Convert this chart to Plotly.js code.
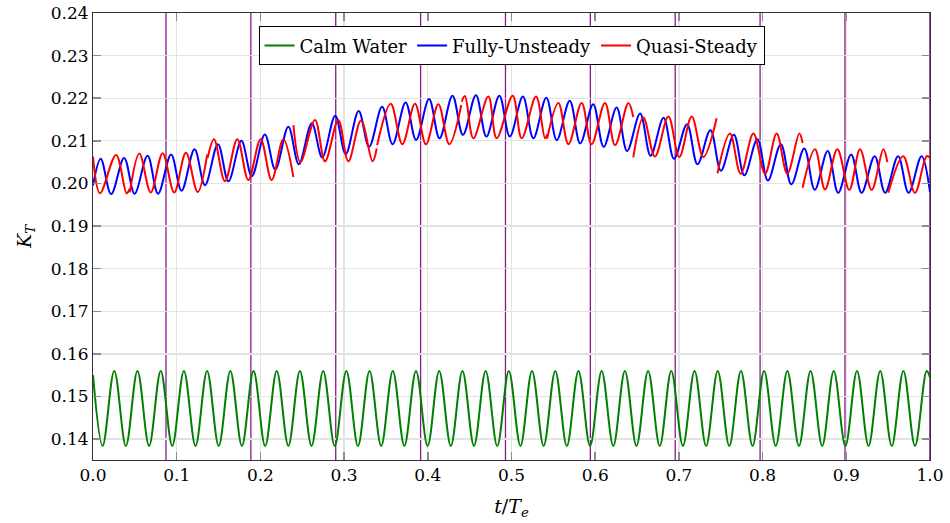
<!DOCTYPE html>
<html>
<head>
<meta charset="utf-8">
<script src="https://cdn.plot.ly/plotly-3.0.1.min.js"></script>
<style>html,body{margin:0;padding:0;background:#fff}#chart{width:950px;height:523px}</style>
</head>
<body>
<div id="chart"></div>
<script>
// ---- data (extrema of each signal, t/Te vs K_T) ----
const calmT = [0, 0.0115, 0.0254, 0.0393, 0.0531, 0.0670, 0.0809, 0.0947, 0.1086, 0.1225, 0.1363, 0.1502, 0.1641, 0.1779, 0.1918, 0.2057, 0.2195, 0.2334, 0.2472, 0.2611, 0.2750, 0.2888, 0.3027, 0.3166, 0.3304, 0.3443, 0.3582, 0.3720, 0.3859, 0.3998, 0.4136, 0.4275, 0.4414, 0.4552, 0.4691, 0.4830, 0.4968, 0.5107, 0.5245, 0.5384, 0.5523, 0.5661, 0.5800, 0.5939, 0.6077, 0.6216, 0.6355, 0.6493, 0.6632, 0.6771, 0.6909, 0.7048, 0.7187, 0.7325, 0.7464, 0.7602, 0.7741, 0.7880, 0.8018, 0.8157, 0.8296, 0.8434, 0.8573, 0.8712, 0.8850, 0.8989, 0.9128, 0.9266, 0.9405, 0.9543, 0.9682, 0.9821, 0.9960, 1.0];
const calmKT = [0.1550, 0.1384, 0.1560, 0.1384, 0.1560, 0.1384, 0.1560, 0.1384, 0.1560, 0.1384, 0.1560, 0.1384, 0.1560, 0.1384, 0.1560, 0.1384, 0.1560, 0.1384, 0.1560, 0.1384, 0.1560, 0.1384, 0.1560, 0.1384, 0.1560, 0.1384, 0.1560, 0.1384, 0.1560, 0.1384, 0.1560, 0.1384, 0.1560, 0.1384, 0.1560, 0.1384, 0.1560, 0.1384, 0.1560, 0.1384, 0.1560, 0.1384, 0.1560, 0.1384, 0.1560, 0.1384, 0.1560, 0.1384, 0.1560, 0.1384, 0.1560, 0.1384, 0.1560, 0.1384, 0.1560, 0.1384, 0.1560, 0.1384, 0.1560, 0.1384, 0.1560, 0.1384, 0.1560, 0.1384, 0.1560, 0.1384, 0.1560, 0.1384, 0.1560, 0.1384, 0.1560, 0.1384, 0.1560, 0.1545];

const unsteadyT = [0, 0.0092, 0.0217, 0.0372, 0.0497, 0.0652, 0.0777, 0.0933, 0.1058, 0.1213, 0.1338, 0.1493, 0.1618, 0.1773, 0.1898, 0.2053, 0.2178, 0.2334, 0.2459, 0.2614, 0.2739, 0.2894, 0.3019, 0.3174, 0.3299, 0.3454, 0.3579, 0.3735, 0.3860, 0.4015, 0.4140, 0.4295, 0.4420, 0.4575, 0.4700, 0.4855, 0.4980, 0.5136, 0.5261, 0.5416, 0.5541, 0.5696, 0.5821, 0.5976, 0.6101, 0.6256, 0.6381, 0.6537, 0.6662, 0.6817, 0.6942, 0.7097, 0.7222, 0.7377, 0.7502, 0.7657, 0.7782, 0.7938, 0.8063, 0.8218, 0.8343, 0.8498, 0.8623, 0.8778, 0.8903, 0.9058, 0.9183, 0.9339, 0.9464, 0.9619, 0.9744, 0.9899, 1.0];
const unsteadyKT = [0.1995, 0.2058, 0.1975, 0.2060, 0.1976, 0.2065, 0.1976, 0.2068, 0.1983, 0.2080, 0.1996, 0.2092, 0.2005, 0.2100, 0.2017, 0.2115, 0.2033, 0.2133, 0.2045, 0.2141, 0.2061, 0.2159, 0.2069, 0.2170, 0.2086, 0.2180, 0.2092, 0.2190, 0.2102, 0.2198, 0.2106, 0.2206, 0.2114, 0.2207, 0.2110, 0.2206, 0.2110, 0.2204, 0.2106, 0.2201, 0.2102, 0.2194, 0.2094, 0.2186, 0.2086, 0.2178, 0.2076, 0.2164, 0.2065, 0.2154, 0.2058, 0.2139, 0.2045, 0.2125, 0.2030, 0.2114, 0.2019, 0.2104, 0.2007, 0.2092, 0.1998, 0.2082, 0.1985, 0.2076, 0.1978, 0.2068, 0.1978, 0.2064, 0.1978, 0.2064, 0.1978, 0.2064, 0.1980];

// quasi-steady: piecewise segments, separated by null
const quasiT = [
  0, 0.0084, 0.0275, 0.0402, 0.0438, null,
  0.0440, 0.0554, 0.0690, 0.0832, 0.0970, 0.1110, 0.1250, 0.1365, null,
  0.1370, 0.1446, 0.1577, 0.1724, 0.1856, 0.2003, 0.2134, 0.2274, 0.2394, null,
  0.2394, 0.2478, 0.2652, 0.2772, 0.2931, 0.3050, 0.3202, 0.3340, 0.3390, null,
  0.3395, 0.3557, 0.3696, 0.3847, 0.3978, 0.4126, 0.4257, 0.4400, null,
  0.4405, 0.4444, 0.4544, 0.4723, 0.4823, 0.5014, 0.5122, 0.5293, 0.5400, 0.5425, null,
  0.5425, 0.5560, 0.5680, 0.5838, 0.5957, 0.6117, 0.6237, 0.6396, 0.6455, null,
  0.6455, 0.6575, 0.6714, 0.6874, 0.7005, 0.7153, 0.7292, 0.7451, null,
  0.7461, 0.7610, 0.7738, 0.7890, 0.8030, 0.8168, 0.8295, 0.8439, 0.8478, null,
  0.8478, 0.8626, 0.8746, 0.8893, 0.9036, 0.9164, 0.9303, 0.9442, 0.9490, null,
  0.9502, 0.9680, 0.9820, 0.9960, 1.0
];
const quasiKT = [
  0.2063, 0.1977, 0.2067, 0.1977, 0.1988, null,
  0.1979, 0.2070, 0.1979, 0.2071, 0.1979, 0.2072, 0.1980, 0.2068, null,
  0.2060, 0.2104, 0.2005, 0.2104, 0.2008, 0.2104, 0.2008, 0.2104, 0.2015, null,
  0.2137, 0.2050, 0.2149, 0.2052, 0.2149, 0.2052, 0.2148, 0.2052, 0.2082, null,
  0.2090, 0.2187, 0.2092, 0.2187, 0.2092, 0.2186, 0.2092, 0.2184, null,
  0.2192, 0.2205, 0.2106, 0.2204, 0.2106, 0.2206, 0.2106, 0.2204, 0.2106, 0.2115, null,
  0.2105, 0.2189, 0.2092, 0.2189, 0.2092, 0.2189, 0.2090, 0.2189, 0.2156, null,
  0.2061, 0.2155, 0.2063, 0.2157, 0.2062, 0.2157, 0.2062, 0.2153, null,
  0.2024, 0.2117, 0.2023, 0.2117, 0.2023, 0.2117, 0.2023, 0.2117, 0.2095, null,
  0.1990, 0.2080, 0.1986, 0.2080, 0.1985, 0.2080, 0.1985, 0.2080, 0.2050, null,
  0.1978, 0.2064, 0.1978, 0.2064, 0.2060
];

// vertical purple marker lines (t/Te)
const markerT = [0.0872, 0.1886, 0.2900, 0.3914, 0.4928, 0.5942, 0.6956, 0.7970, 0.8984, 0.9998];

const seriesNames = ['Calm Water', 'Fully-Unsteady', 'Quasi-Steady'];
const xTickVals = [0, 0.1, 0.2, 0.3, 0.4, 0.5, 0.6, 0.7, 0.8, 0.9, 1.0];
const yTickVals = [0.14, 0.15, 0.16, 0.17, 0.18, 0.19, 0.20, 0.21, 0.22, 0.23, 0.24];

// ---- plot ----
const FONT = 'DejaVu Serif';
const lineStyle = (c) => ({color: c, width: 2, shape: 'spline', smoothing: 1});

const traces = [
  {x: calmT, y: calmKT, name: seriesNames[0], mode: 'lines', line: lineStyle('#008000')},
  {x: unsteadyT, y: unsteadyKT, name: seriesNames[1], mode: 'lines', line: lineStyle('#0000ff')},
  {x: quasiT, y: quasiKT, name: seriesNames[2], mode: 'lines', connectgaps: false, line: lineStyle('#ff0000')}
];

const shapes = markerT.map(t => ({
  type: 'line', xref: 'x', yref: 'paper', x0: t, x1: t, y0: 0, y1: 1,
  line: {color: '#8a1a8a', width: 1.3}, layer: 'between'
}));

const axisCommon = {
  showline: true, linecolor: '#333', linewidth: 1, mirror: 'ticks',
  ticks: 'inside', ticklen: 8, tickwidth: 1.5, tickcolor: '#8c8c8c',
  showgrid: true, gridcolor: '#e3e3e3', gridwidth: 1.3, zeroline: false,
  tickfont: {family: FONT, size: 17, color: '#000'}
};

const layout = {
  width: 950, height: 523,
  margin: {l: 93, r: 20, t: 13, b: 63},
  paper_bgcolor: '#fff', plot_bgcolor: '#fff',
  font: {family: FONT, color: '#000', size: 17},
  showlegend: true,
  legend: {
    orientation: 'h', x: 0.5, xanchor: 'center', y: 0.97, yanchor: 'top',
    bordercolor: '#000', borderwidth: 1, bgcolor: '#fff',
    font: {family: FONT, size: 18, color: '#000'}, itemwidth: 30
  },
  xaxis: Object.assign({}, axisCommon, {
    range: [0, 1], tickvals: xTickVals, tickformat: '.1f',
    title: {text: '<i>t</i>/<i>T</i><sub><i>e</i></sub>', font: {family: FONT, size: 19}, standoff: 15}
  }),
  yaxis: Object.assign({}, axisCommon, {
    range: [0.1351, 0.24], tickvals: yTickVals, tickformat: '.2f',
    title: {text: '<i>K</i><sub><i>T</i></sub>', font: {family: FONT, size: 19}, standoff: 14}
  }),
  shapes: shapes
};

Plotly.newPlot('chart', traces, layout, {displayModeBar: false, staticPlot: true});
</script>
</body>
</html>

» Stated exercise
Give again, exactly, the lines from the start of the data through the one holding "0.1384, 0.1560, 0.1545];"; omit the pictures.

» Output for this task
Convert this chart to Plotly.js code.
<!DOCTYPE html>
<html>
<head>
<meta charset="utf-8">
<script src="https://cdn.plot.ly/plotly-3.0.1.min.js"></script>
<style>html,body{margin:0;padding:0;background:#fff}#chart{width:950px;height:523px}</style>
</head>
<body>
<div id="chart"></div>
<script>
// ---- data (extrema of each signal, t/Te vs K_T) ----
const calmT = [0, 0.0115, 0.0254, 0.0393, 0.0531, 0.0670, 0.0809, 0.0947, 0.1086, 0.1225, 0.1363, 0.1502, 0.1641, 0.1779, 0.1918, 0.2057, 0.2195, 0.2334, 0.2472, 0.2611, 0.2750, 0.2888, 0.3027, 0.3166, 0.3304, 0.3443, 0.3582, 0.3720, 0.3859, 0.3998, 0.4136, 0.4275, 0.4414, 0.4552, 0.4691, 0.4830, 0.4968, 0.5107, 0.5245, 0.5384, 0.5523, 0.5661, 0.5800, 0.5939, 0.6077, 0.6216, 0.6355, 0.6493, 0.6632, 0.6771, 0.6909, 0.7048, 0.7187, 0.7325, 0.7464, 0.7602, 0.7741, 0.7880, 0.8018, 0.8157, 0.8296, 0.8434, 0.8573, 0.8712, 0.8850, 0.8989, 0.9128, 0.9266, 0.9405, 0.9543, 0.9682, 0.9821, 0.9960, 1.0];
const calmKT = [0.1550, 0.1384, 0.1560, 0.1384, 0.1560, 0.1384, 0.1560, 0.1384, 0.1560, 0.1384, 0.1560, 0.1384, 0.1560, 0.1384, 0.1560, 0.1384, 0.1560, 0.1384, 0.1560, 0.1384, 0.1560, 0.1384, 0.1560, 0.1384, 0.1560, 0.1384, 0.1560, 0.1384, 0.1560, 0.1384, 0.1560, 0.1384, 0.1560, 0.1384, 0.1560, 0.1384, 0.1560, 0.1384, 0.1560, 0.1384, 0.1560, 0.1384, 0.1560, 0.1384, 0.1560, 0.1384, 0.1560, 0.1384, 0.1560, 0.1384, 0.1560, 0.1384, 0.1560, 0.1384, 0.1560, 0.1384, 0.1560, 0.1384, 0.1560, 0.1384, 0.1560, 0.1384, 0.1560, 0.1384, 0.1560, 0.1384, 0.1560, 0.1384, 0.1560, 0.1384, 0.1560, 0.1384, 0.1560, 0.1545];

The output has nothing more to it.